Ransomware gangs are using methods akin to state-sponsored cyberattackers and have focused their targeting on more lucrative potential victims, according to cybersecurity researchers.
As ransomware gangs hit prominent victims such as a pipeline company and food producers in 2021’s first six months, cybersecurity company Trend Micro said it observed cyberattackers becoming more mature criminal enterprises whose attacks “seem like nation-state [advanced persistent threat] attacks.”
“Cybercriminal groups have taken on more sophisticated business models and adopted new technologies to create efficient and stealthy ransomware attacks,” reads Trend Micro’s “2021 Midyear Cybersecurity Report.”
“These evolved attacks have certain features that separate them from traditional ransomware activities: data exfiltration rather than simple encryption, covert online collaboration, the extended use of affiliate programs, and APT-like victim targeting, among others,” the security firm reported Tuesday.
Trend Micro said it observed far fewer ransomware threats in the first half of 2021 than in 2020’s first six months.
“Our data shows that over 7.3 million ransomware threats were detected in the first six months of 2021, which is almost half the number of detections we found in the same period in 2020,” the report reads.
“There are several factors that might have contributed to this decrease. First, it signals the shift to the more targeted modern ransomware that we have been analyzing, which involves attackers moving from the less effective, quantity-focused model of ransomware to big-game hunting.”
Other factors Trend Micro said may have deterred cyberattackers include governments across the world taking actions against ransomware operations, attention to the ransomware gang DarkSide prompting others to go quiet, and threats being stopped before they reach people.
The ransomware threats Trend Micro measured included threats in emails, malicious files and URLs.
Trend Micro is not the only company to observe fewer ransomware threats in 2021. In its report on the first quarter of 2021 published in June, cybersecurity company McAfee said it saw “smaller” campaigns.
“More attackers shifted from mass-spread campaigns toward fewer, but more lucrative targets,” read McAfee’s June report. “Most of these larger, targeted victims received a custom created variant of the ransomware family at a low volume.”
Some cybersecurity professionals think measuring ransomware threats is inhibited by any given company’s limited view of the threat landscape and is diminished by poor information-sharing.
Brett Callow, threat analyst at the software company Emsisoft, said a key metric that matters when tracking ransomware is the number of successful attacks, which he said has been “fairly flat for quite some time.”
“Like legitimate businesses, cybercrime enterprises output as much as they can but are constrained by personnel and infrastructure limits.
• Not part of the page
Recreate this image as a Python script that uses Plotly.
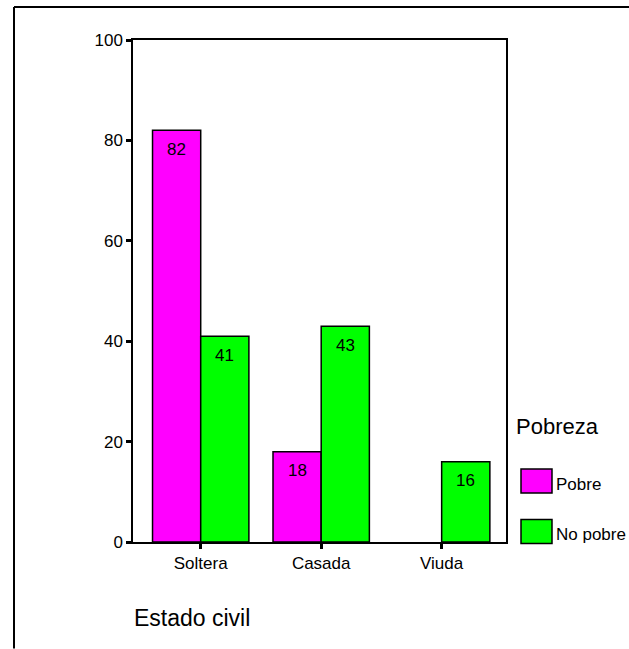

The overall threat landscape and volume of attacks does change, but not quickly,” said Mr. Callow in an email. “That said, ransomware does have a seasonal aspect, with the overall number of global incidents spiking at certain times of year. The spikes do not, however, necessarily occur in the same months or quarters every year. The bottom line is that fluctuations in numbers are perfectly normal.”
Fewer ransomware threats also do not mean less danger and may actually mean the opposite. Efficient ransomware gangs collected multimillion-dollar payouts in 2021’s first six months, whereas previous widespread attacks may have amassed smaller returns from lesser-funded victims.